Nuno, as we know him and adore him by the banks of the Trent, is a former goalkeeper of moderate repute. Before us, he managed a team in Saudi Arabia, then for a bleak four months, Tottenham Hotspur. Nuno is now regarded widely as a genius, and we love him too as one of our own.
The players, like the management, would equally have been considered a tad exotic when Nottingham was home (well, sort of) to Robin Hood and our assorted historical all-stars.
In our first team of merry men, we have two from Nottingham, four Brazilians, two Nigerians, two from the Ivory Coast, two Welshmen, a Belgian, a German, a Spaniard, an Argentinian, a New Zealander, a German, a Serbian, a Portuguese, a Swede and a Paraguayan.
Such a multinational squad would have been inconceivable as late as the 1970s, when almost the only foreign restaurants in Nottingham were Italian and the local tastemaker, Paul Smith, opened his first menswear shop in the city's then embryonic artisan area, the still rather lovely Lace Market.

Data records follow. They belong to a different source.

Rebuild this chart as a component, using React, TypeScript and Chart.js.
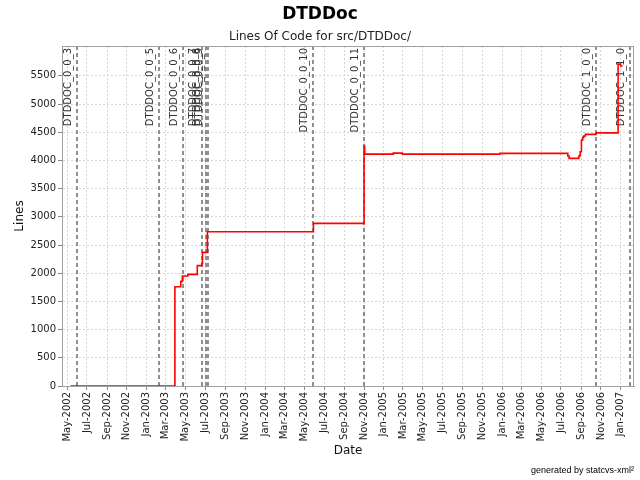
import React, { useEffect, useRef } from "react";
import { Chart, registerables } from "chart.js";

Chart.register(...registerables);

const chartTitle = "DTDDoc";
const chartSubtitle = "Lines Of Code for src/DTDDoc/";
const footnote = "generated by statcvs-xml\u00B2";
const xAxisTitle = "Date";
const yAxisTitle = "Lines";

const locDates = [
  "2002-05-12", "2003-03-29", "2003-04-16", "2003-04-21", "2003-05-08",
  "2003-06-06", "2003-06-20", "2003-06-22", "2003-07-07", "2004-05-29",
  "2004-11-01", "2004-11-03", "2005-01-30", "2005-02-27", "2005-12-25",
  "2006-07-22", "2006-07-26", "2006-08-25", "2006-08-29", "2006-09-02",
  "2006-09-06", "2006-09-09", "2006-09-14", "2006-10-17", "2006-12-24",
  "2007-01-01", "2007-01-07",
];
const locValues = [
  0, 1760, 1856, 1950, 1980,
  2135, 2175, 2370, 2735, 2885,
  4255, 4113, 4130, 4113, 4125,
  4078, 4037, 4078, 4154, 4362,
  4410, 4433, 4462, 4490, 5709,
  5674, 5674,
];

const markerLabels = [
  "DTDDOC_0_0_3", "DTDDOC_0_0_5", "DTDDOC_0_0_6", "DTDDOC_0_0_7", "DTDDOC_0_0_8",
  "DTDDOC_0_0_9", "DTDDOC_0_0_10", "DTDDOC_0_0_11", "DTDDOC_1_0_0", "DTDDOC_1_1_0",
];
const markerDates = [
  "2002-05-31", "2003-02-09", "2003-04-22", "2003-06-22", "2003-07-02",
  "2003-07-08", "2004-05-29", "2004-11-01", "2006-10-18", "2007-01-31",
];

const xTickLabels = [
  "May-2002", "Jul-2002", "Sep-2002", "Nov-2002",
  "Jan-2003", "Mar-2003", "May-2003", "Jul-2003", "Sep-2003", "Nov-2003",
  "Jan-2004", "Mar-2004", "May-2004", "Jul-2004", "Sep-2004", "Nov-2004",
  "Jan-2005", "Mar-2005", "May-2005", "Jul-2005", "Sep-2005", "Nov-2005",
  "Jan-2006", "Mar-2006", "May-2006", "Jul-2006", "Sep-2006", "Nov-2006",
  "Jan-2007",
];
const yTickValues = [0, 500, 1000, 1500, 2000, 2500, 3000, 3500, 4000, 4500, 5000, 5500];
const xRange = ["2002-04-15", "2007-02-11"];
const yMax = 6030;

const MONTHS = ["Jan", "Feb", "Mar", "Apr", "May", "Jun", "Jul", "Aug", "Sep", "Oct", "Nov", "Dec"];
const toMs = (s: string) => {
  const [y, m, d] = s.split("-").map(Number);
  return Date.UTC(y, m - 1, d);
};
const labelToMs = (l: string) => {
  const [mon, yr] = l.split("-");
  return Date.UTC(Number(yr), MONTHS.indexOf(mon), 1);
};

const FONT = "'DejaVu Sans', sans-serif";

const overlayPlugin = {
  id: "overlay",
  beforeDatasetsDraw(chart: any) {
    const { ctx, chartArea: a, scales } = chart;
    const x = scales.x;
    ctx.save();
    markerDates.forEach((d, i) => {
      const px = Math.round(x.getPixelForValue(toMs(d)));
      ctx.strokeStyle = "#8f8f8f";
      ctx.lineWidth = 2;
      ctx.setLineDash([4, 3]);
      ctx.beginPath();
      ctx.moveTo(px, a.top);
      ctx.lineTo(px, a.bottom);
      ctx.stroke();
      ctx.setLineDash([]);
      ctx.save();
      ctx.translate(px - 6, a.top + 2);
      ctx.rotate(-Math.PI / 2);
      ctx.font = `10px ${FONT}`;
      ctx.fillStyle = "#333";
      ctx.textAlign = "right";
      ctx.textBaseline = "alphabetic";
      ctx.fillText(markerLabels[i], 0, 0);
      ctx.restore();
    });
    ctx.restore();
  },
  afterDraw(chart: any) {
    const { ctx, chartArea: a } = chart;
    ctx.save();
    ctx.strokeStyle = "#a0a0a0";
    ctx.lineWidth = 1;
    ctx.strokeRect(a.left + 0.5, a.top + 0.5, a.right - a.left - 1, a.bottom - a.top);
    ctx.fillStyle = "#000";
    ctx.textAlign = "center";
    ctx.textBaseline = "middle";
    ctx.font = `bold 17px ${FONT}`;
    ctx.fillText(chartTitle, 320, 15);
    ctx.font = `12px ${FONT}`;
    ctx.fillStyle = "#222";
    ctx.fillText(chartSubtitle, 320, 37);
    ctx.textAlign = "right";
    ctx.font = `9px 'Liberation Sans', sans-serif`;
    ctx.fillStyle = "#000";
    ctx.fillText(footnote, 634, 471);
    ctx.restore();
  },
};

export default function App() {
  const ref = useRef<HTMLCanvasElement | null>(null);
  useEffect(() => {
    if (!ref.current) return;
    const chart = new Chart(ref.current, {
      type: "line",
      data: {
        datasets: [
          {
            data: locDates.map((d, i) => ({ x: toMs(d), y: locValues[i] })),
            borderColor: "#ff0000",
            borderWidth: 1.6,
            pointRadius: 0,
            stepped: "before",
            fill: false,
          },
        ],
      },
      options: {
        animation: false,
        responsive: false,
        maintainAspectRatio: false,
        layout: { padding: { top: 46, right: 6, left: 0, bottom: 20 } },
        plugins: {
          legend: { display: false },
          tooltip: { enabled: false },
          title: { display: false },
        },
        scales: {
          x: {
            type: "linear",
            min: toMs(xRange[0]),
            max: toMs(xRange[1]),
            afterBuildTicks: (s: any) => {
              s.ticks = xTickLabels.map((l) => ({ value: labelToMs(l) }));
            },
            afterFit: (s: any) => {
              s.height = 74;
            },
            ticks: {
              autoSkip: false,
              maxRotation: 90,
              minRotation: 90,
              padding: 2,
              color: "#222",
              font: { family: FONT, size: 10 },
              callback: (_v: any, i: number) => xTickLabels[i],
            },
            grid: {
              color: "#d4d4d4",
              lineWidth: 1,
              tickLength: 4,
              tickColor: "#888",
              tickBorderDash: [],
            },
            border: { display: true, color: "#a0a0a0", dash: [2, 2] },
            title: {
              display: true,
              text: xAxisTitle,
              color: "#111",
              font: { family: FONT, size: 12 },
              padding: { top: 0, bottom: 2 },
            },
          },
          y: {
            type: "linear",
            min: 0,
            max: yMax,
            afterBuildTicks: (s: any) => {
              s.ticks = yTickValues.map((v) => ({ value: v }));
            },
            afterFit: (s: any) => {
              s.width = 62;
            },
            ticks: {
              autoSkip: false,
              padding: 2,
              color: "#222",
              font: { family: FONT, size: 10 },
              callback: (v: any) => String(v),
            },
            grid: {
              color: "#d4d4d4",
              lineWidth: 1,
              tickLength: 4,
              tickColor: "#888",
              tickBorderDash: [],
            },
            border: { display: true, color: "#a0a0a0", dash: [2, 2] },
            title: {
              display: true,
              text: yAxisTitle,
              color: "#111",
              font: { family: FONT, size: 12 },
              padding: { top: 13, bottom: 0 },
            },
          },
        },
      },
      plugins: [overlayPlugin],
    } as any);
    return () => chart.destroy();
  }, []);
  return (
    <div style={{ position: "fixed", left: 0, top: 0, width: 640, height: 480, background: "#fff" }}>
      <canvas ref={ref} width={640} height={480} />
    </div>
  );
}
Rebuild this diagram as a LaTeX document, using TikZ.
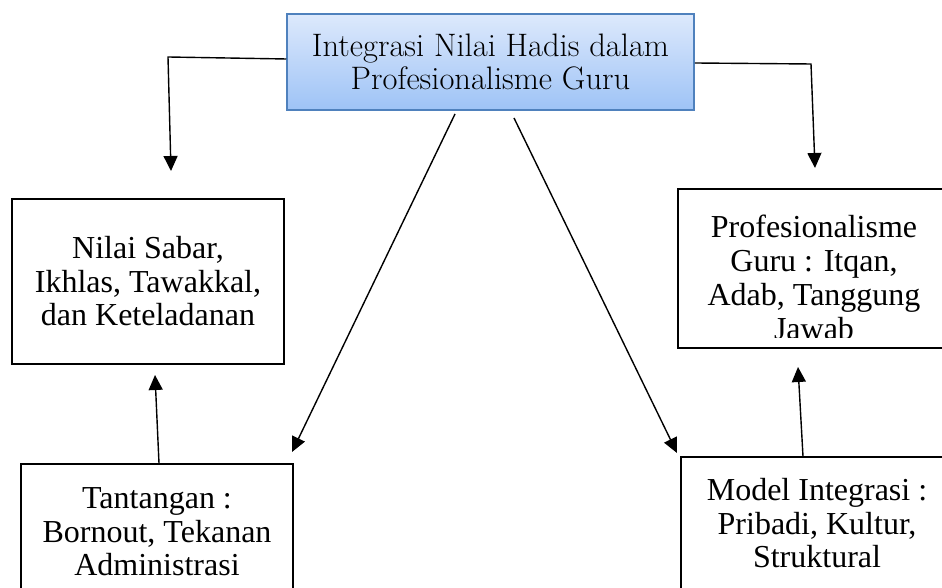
\documentclass[tikz,border=0pt]{standalone}
\usepackage{fontspec}
\newfontfamily\tnr{Liberation Serif}
\usetikzlibrary{arrows.meta}
\definecolor{bordblue}{RGB}{79,129,189}
\definecolor{topblue}{RGB}{221,233,252}
\definecolor{botblue}{RGB}{158,195,246}
\begin{document}
\begin{tikzpicture}[x=1pt,y=1pt,
  box/.style={draw=black, line width=1.3pt, minimum width=272pt, inner sep=0pt, align=center,
    font=\tnr\fontsize{32}{33.5}\selectfont},
  txt/.style={font=\tnr\fontsize{32}{34}\selectfont, align=center, inner sep=0pt},
  conn/.style={line width=1.4pt, -{Triangle[length=15pt,width=14pt]}}]
\useasboundingbox (0,0) rectangle (942,588);

% top box
\node[draw=bordblue, line width=1.5pt, top color=topblue, bottom color=botblue,
  minimum width=407pt, minimum height=96pt, inner sep=0pt,
  font=\fontsize{32.5}{33.5}\selectfont, align=center] (top) at (490.5,526)
  {Integrasi Nilai Hadis dalam\\Profesionalisme Guru};

% left box
\node[box, minimum height=165pt] (sabar) at (148,306.5)
  {Nilai Sabar,\\Ikhlas, Tawakkal,\\dan Keteladanan};

% right box (text overflows and is clipped)
\node[box, minimum height=159pt] (prof) at (814,319.5) {};
\begin{scope}
  \clip ([yshift=11pt]prof.south west) rectangle (prof.north east);
  \node[txt] (proftext) at ([yshift=-9pt]prof.center)
    {Profesionalisme\\Guru : Itqan,\\Adab, Tanggung\\Jawab};
\end{scope}

% bottom boxes
\node[box, minimum height=136pt] (tant) at (157,56)
  {Tantangan :\\Bornout, Tekanan\\Administrasi};
\node[box, minimum height=133pt] (model) at (817,64.5)
  {Model Integrasi :\\Pribadi, Kultur,\\Struktural};

% connector points
\coordinate (tlcorner) at (168,531);
\coordinate (tlend) at (171,417);
\coordinate (trcorner) at (811,524);
\coordinate (trend) at (815,420);
\coordinate (dlstart) at (455,474);
\coordinate (dlend) at (292,136);
\coordinate (drstart) at (514,470);
\coordinate (drend) at (677,135);
\coordinate (ulend) at (155,213);
\coordinate (urend) at (798,221);

\draw[conn] ([yshift=3pt]top.west) -- (tlcorner) -- (tlend);
\draw[conn] ([yshift=-1pt]top.east) -- (trcorner) -- (trend);
\draw[conn] (dlstart) -- (dlend);
\draw[conn] (drstart) -- (drend);
\draw[conn] ([xshift=2pt]tant.north) -- (ulend);
\draw[conn] ([xshift=-14pt]model.north) -- (urend);
\end{tikzpicture}
\end{document}
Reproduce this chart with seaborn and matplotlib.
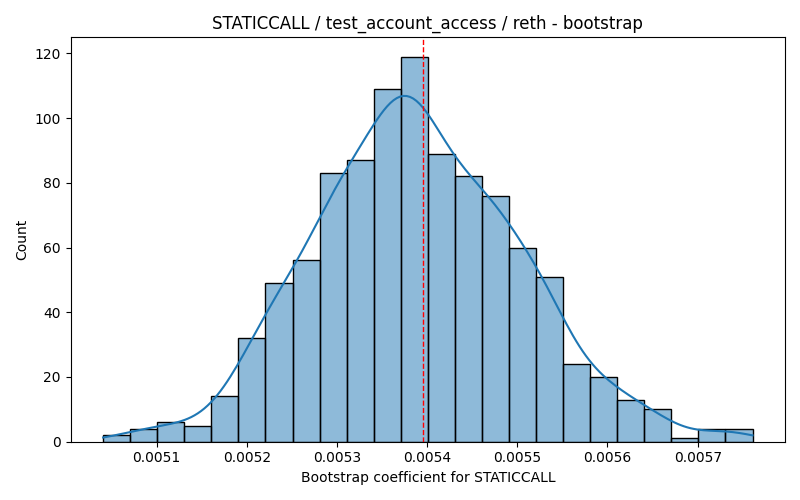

But I suspect it's the Nottingham-ness of Nottingham which accounts for the sheer joy our team's renaissance has caused in what has always felt to me like a slightly glorified country town. The spirit is possibly similar to the Geordiness of Newcastle, where the scenes of joy when they won a pretty minor cup the other day reminded me of how we might be if things get even bigger.
So, as we face Manchester City on Sunday, remember that those of us in Garibaldi red feel we're from a bit of an outpost. And also that the idea very much prevails for us of the little guy for the ages, with his quiver full of arrows and sights on the privileged and entitled.